==== Dataset section
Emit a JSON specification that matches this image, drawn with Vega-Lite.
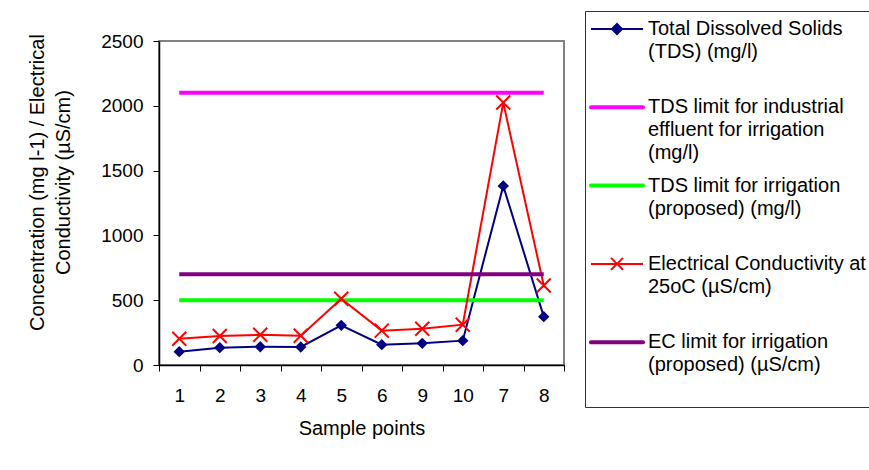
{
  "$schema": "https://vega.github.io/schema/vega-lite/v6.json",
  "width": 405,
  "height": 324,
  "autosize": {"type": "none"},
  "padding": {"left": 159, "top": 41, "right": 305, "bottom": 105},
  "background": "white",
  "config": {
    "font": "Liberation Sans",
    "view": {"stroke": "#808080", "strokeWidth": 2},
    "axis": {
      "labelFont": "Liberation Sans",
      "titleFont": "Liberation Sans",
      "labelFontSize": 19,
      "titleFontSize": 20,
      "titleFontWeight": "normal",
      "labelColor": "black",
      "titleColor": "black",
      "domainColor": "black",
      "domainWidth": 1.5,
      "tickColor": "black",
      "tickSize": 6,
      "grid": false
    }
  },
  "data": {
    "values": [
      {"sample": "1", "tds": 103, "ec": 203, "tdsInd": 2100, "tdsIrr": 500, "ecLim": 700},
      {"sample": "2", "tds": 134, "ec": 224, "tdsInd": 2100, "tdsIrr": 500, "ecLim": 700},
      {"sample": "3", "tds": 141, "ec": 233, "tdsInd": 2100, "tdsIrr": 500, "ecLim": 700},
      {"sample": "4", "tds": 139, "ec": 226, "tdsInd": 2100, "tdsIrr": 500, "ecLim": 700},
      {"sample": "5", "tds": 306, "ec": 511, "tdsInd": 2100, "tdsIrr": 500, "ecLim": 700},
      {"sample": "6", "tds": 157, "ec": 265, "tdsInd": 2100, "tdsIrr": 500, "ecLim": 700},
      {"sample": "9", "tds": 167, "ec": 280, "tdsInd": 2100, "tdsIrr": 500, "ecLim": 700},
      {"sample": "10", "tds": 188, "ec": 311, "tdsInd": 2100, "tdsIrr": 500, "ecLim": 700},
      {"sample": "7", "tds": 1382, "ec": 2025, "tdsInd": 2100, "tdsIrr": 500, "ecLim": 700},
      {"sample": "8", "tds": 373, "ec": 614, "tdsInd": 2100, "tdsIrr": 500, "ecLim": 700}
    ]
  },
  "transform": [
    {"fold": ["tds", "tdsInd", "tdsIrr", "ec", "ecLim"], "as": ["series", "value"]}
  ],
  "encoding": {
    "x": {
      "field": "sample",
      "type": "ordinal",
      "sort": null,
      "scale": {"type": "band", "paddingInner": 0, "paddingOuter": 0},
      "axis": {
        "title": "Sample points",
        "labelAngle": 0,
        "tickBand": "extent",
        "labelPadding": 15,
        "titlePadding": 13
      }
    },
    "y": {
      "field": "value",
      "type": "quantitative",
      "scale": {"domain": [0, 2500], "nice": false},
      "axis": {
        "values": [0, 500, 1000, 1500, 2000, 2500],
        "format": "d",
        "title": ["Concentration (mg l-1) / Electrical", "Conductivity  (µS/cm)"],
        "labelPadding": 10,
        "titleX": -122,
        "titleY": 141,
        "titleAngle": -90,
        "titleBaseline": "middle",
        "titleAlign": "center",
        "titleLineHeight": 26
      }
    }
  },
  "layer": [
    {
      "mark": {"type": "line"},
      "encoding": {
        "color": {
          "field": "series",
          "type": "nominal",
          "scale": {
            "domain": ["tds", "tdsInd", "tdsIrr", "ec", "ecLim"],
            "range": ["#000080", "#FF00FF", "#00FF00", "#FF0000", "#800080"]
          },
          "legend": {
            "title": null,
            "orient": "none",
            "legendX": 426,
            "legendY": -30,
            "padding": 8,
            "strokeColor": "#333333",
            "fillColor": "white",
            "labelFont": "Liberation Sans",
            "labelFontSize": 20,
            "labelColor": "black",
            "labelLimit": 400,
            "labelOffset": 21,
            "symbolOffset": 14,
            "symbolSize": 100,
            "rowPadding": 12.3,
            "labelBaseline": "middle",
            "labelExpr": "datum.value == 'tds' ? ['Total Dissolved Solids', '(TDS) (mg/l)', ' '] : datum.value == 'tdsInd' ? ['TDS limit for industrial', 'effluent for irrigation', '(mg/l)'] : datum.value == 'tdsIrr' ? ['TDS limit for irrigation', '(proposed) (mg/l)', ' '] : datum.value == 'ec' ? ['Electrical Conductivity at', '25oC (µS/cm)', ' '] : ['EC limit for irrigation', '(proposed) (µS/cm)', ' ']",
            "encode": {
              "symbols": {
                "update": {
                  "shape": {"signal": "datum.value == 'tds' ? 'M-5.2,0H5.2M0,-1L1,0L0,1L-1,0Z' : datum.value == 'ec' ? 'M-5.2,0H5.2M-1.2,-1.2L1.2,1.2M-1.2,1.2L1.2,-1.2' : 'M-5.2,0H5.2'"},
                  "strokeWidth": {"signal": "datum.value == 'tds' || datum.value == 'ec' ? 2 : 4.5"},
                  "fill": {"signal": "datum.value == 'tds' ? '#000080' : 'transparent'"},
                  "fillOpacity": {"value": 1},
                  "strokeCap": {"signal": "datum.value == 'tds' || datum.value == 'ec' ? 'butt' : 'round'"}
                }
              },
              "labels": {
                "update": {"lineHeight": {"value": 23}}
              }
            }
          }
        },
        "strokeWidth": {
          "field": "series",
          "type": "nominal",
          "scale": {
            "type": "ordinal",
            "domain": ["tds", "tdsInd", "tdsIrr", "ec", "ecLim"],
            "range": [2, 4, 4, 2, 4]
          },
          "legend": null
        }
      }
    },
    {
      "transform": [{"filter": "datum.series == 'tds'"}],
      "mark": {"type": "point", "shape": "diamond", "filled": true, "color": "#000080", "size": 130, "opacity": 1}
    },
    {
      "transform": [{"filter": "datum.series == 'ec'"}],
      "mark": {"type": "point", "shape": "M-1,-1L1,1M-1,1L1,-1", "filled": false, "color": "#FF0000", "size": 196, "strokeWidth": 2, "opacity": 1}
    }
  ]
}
========
## Instructions to follow
Skip the pictures, then retype every line above exactly.

## Result of this exercise
Emit a JSON specification that matches this image, drawn with Vega-Lite.
{
  "$schema": "https://vega.github.io/schema/vega-lite/v6.json",
  "width": 405,
  "height": 324,
  "autosize": {"type": "none"},
  "padding": {"left": 159, "top": 41, "right": 305, "bottom": 105},
  "background": "white",
  "config": {
    "font": "Liberation Sans",
    "view": {"stroke": "#808080", "strokeWidth": 2},
    "axis": {
      "labelFont": "Liberation Sans",
      "titleFont": "Liberation Sans",
      "labelFontSize": 19,
      "titleFontSize": 20,
      "titleFontWeight": "normal",
      "labelColor": "black",
      "titleColor": "black",
      "domainColor": "black",
      "domainWidth": 1.5,
      "tickColor": "black",
      "tickSize": 6,
      "grid": false
    }
  },
  "data": {
    "values": [
      {"sample": "1", "tds": 103, "ec": 203, "tdsInd": 2100, "tdsIrr": 500, "ecLim": 700},
      {"sample": "2", "tds": 134, "ec": 224, "tdsInd": 2100, "tdsIrr": 500, "ecLim": 700},
      {"sample": "3", "tds": 141, "ec": 233, "tdsInd": 2100, "tdsIrr": 500, "ecLim": 700},
      {"sample": "4", "tds": 139, "ec": 226, "tdsInd": 2100, "tdsIrr": 500, "ecLim": 700},
      {"sample": "5", "tds": 306, "ec": 511, "tdsInd": 2100, "tdsIrr": 500, "ecLim": 700},
      {"sample": "6", "tds": 157, "ec": 265, "tdsInd": 2100, "tdsIrr": 500, "ecLim": 700},
      {"sample": "9", "tds": 167, "ec": 280, "tdsInd": 2100, "tdsIrr": 500, "ecLim": 700},
      {"sample": "10", "tds": 188, "ec": 311, "tdsInd": 2100, "tdsIrr": 500, "ecLim": 700},
      {"sample": "7", "tds": 1382, "ec": 2025, "tdsInd": 2100, "tdsIrr": 500, "ecLim": 700},
      {"sample": "8", "tds": 373, "ec": 614, "tdsInd": 2100, "tdsIrr": 500, "ecLim": 700}
    ]
  },
  "transform": [
    {"fold": ["tds", "tdsInd", "tdsIrr", "ec", "ecLim"], "as": ["series", "value"]}
  ],
  "encoding": {
    "x": {
      "field": "sample",
      "type": "ordinal",
      "sort": null,
      "scale": {"type": "band", "paddingInner": 0, "paddingOuter": 0},
      "axis": {
        "title": "Sample points",
        "labelAngle": 0,
        "tickBand": "extent",
        "labelPadding": 15,
        "titlePadding": 13
      }
    },
    "y": {
      "field": "value",
      "type": "quantitative",
      "scale": {"domain": [0, 2500], "nice": false},
      "axis": {
        "values": [0, 500, 1000, 1500, 2000, 2500],
        "format": "d",
        "title": ["Concentration (mg l-1) / Electrical", "Conductivity  (µS/cm)"],
        "labelPadding": 10,
        "titleX": -122,
        "titleY": 141,
        "titleAngle": -90,
        "titleBaseline": "middle",
        "titleAlign": "center",
        "titleLineHeight": 26
      }
    }
  },
  "layer": [
    {
      "mark": {"type": "line"},
      "encoding": {
        "color": {
          "field": "series",
          "type": "nominal",
          "scale": {
            "domain": ["tds", "tdsInd", "tdsIrr", "ec", "ecLim"],
            "range": ["#000080", "#FF00FF", "#00FF00", "#FF0000", "#800080"]
          },
          "legend": {
            "title": null,
            "orient": "none",
            "legendX": 426,
            "legendY": -30,
            "padding": 8,
            "strokeColor": "#333333",
            "fillColor": "white",
            "labelFont": "Liberation Sans",
            "labelFontSize": 20,
            "labelColor": "black",
            "labelLimit": 400,
            "labelOffset": 21,
            "symbolOffset": 14,
            "symbolSize": 100,
            "rowPadding": 12.3,
            "labelBaseline": "middle",
            "labelExpr": "datum.value == 'tds' ? ['Total Dissolved Solids', '(TDS) (mg/l)', ' '] : datum.value == 'tdsInd' ? ['TDS limit for industrial', 'effluent for irrigation', '(mg/l)'] : datum.value == 'tdsIrr' ? ['TDS limit for irrigation', '(proposed) (mg/l)', ' '] : datum.value == 'ec' ? ['Electrical Conductivity at', '25oC (µS/cm)', ' '] : ['EC limit for irrigation', '(proposed) (µS/cm)', ' ']",
            "encode": {
              "symbols": {
                "update": {
                  "shape": {"signal": "datum.value == 'tds' ? 'M-5.2,0H5.2M0,-1L1,0L0,1L-1,0Z' : datum.value == 'ec' ? 'M-5.2,0H5.2M-1.2,-1.2L1.2,1.2M-1.2,1.2L1.2,-1.2' : 'M-5.2,0H5.2'"},
                  "strokeWidth": {"signal": "datum.value == 'tds' || datum.value == 'ec' ? 2 : 4.5"},
                  "fill": {"signal": "datum.value == 'tds' ? '#000080' : 'transparent'"},
                  "fillOpacity": {"value": 1},
                  "strokeCap": {"signal": "datum.value == 'tds' || datum.value == 'ec' ? 'butt' : 'round'"}
                }
              },
              "labels": {
                "update": {"lineHeight": {"value": 23}}
              }
            }
          }
        },
        "strokeWidth": {
          "field": "series",
          "type": "nominal",
          "scale": {
            "type": "ordinal",
            "domain": ["tds", "tdsInd", "tdsIrr", "ec", "ecLim"],
            "range": [2, 4, 4, 2, 4]
          },
          "legend": null
        }
      }
    },
    {
      "transform": [{"filter": "datum.series == 'tds'"}],
      "mark": {"type": "point", "shape": "diamond", "filled": true, "color": "#000080", "size": 130, "opacity": 1}
    },
    {
      "transform": [{"filter": "datum.series == 'ec'"}],
      "mark": {"type": "point", "shape": "M-1,-1L1,1M-1,1L1,-1", "filled": false, "color": "#FF0000", "size": 196, "strokeWidth": 2, "opacity": 1}
    }
  ]
}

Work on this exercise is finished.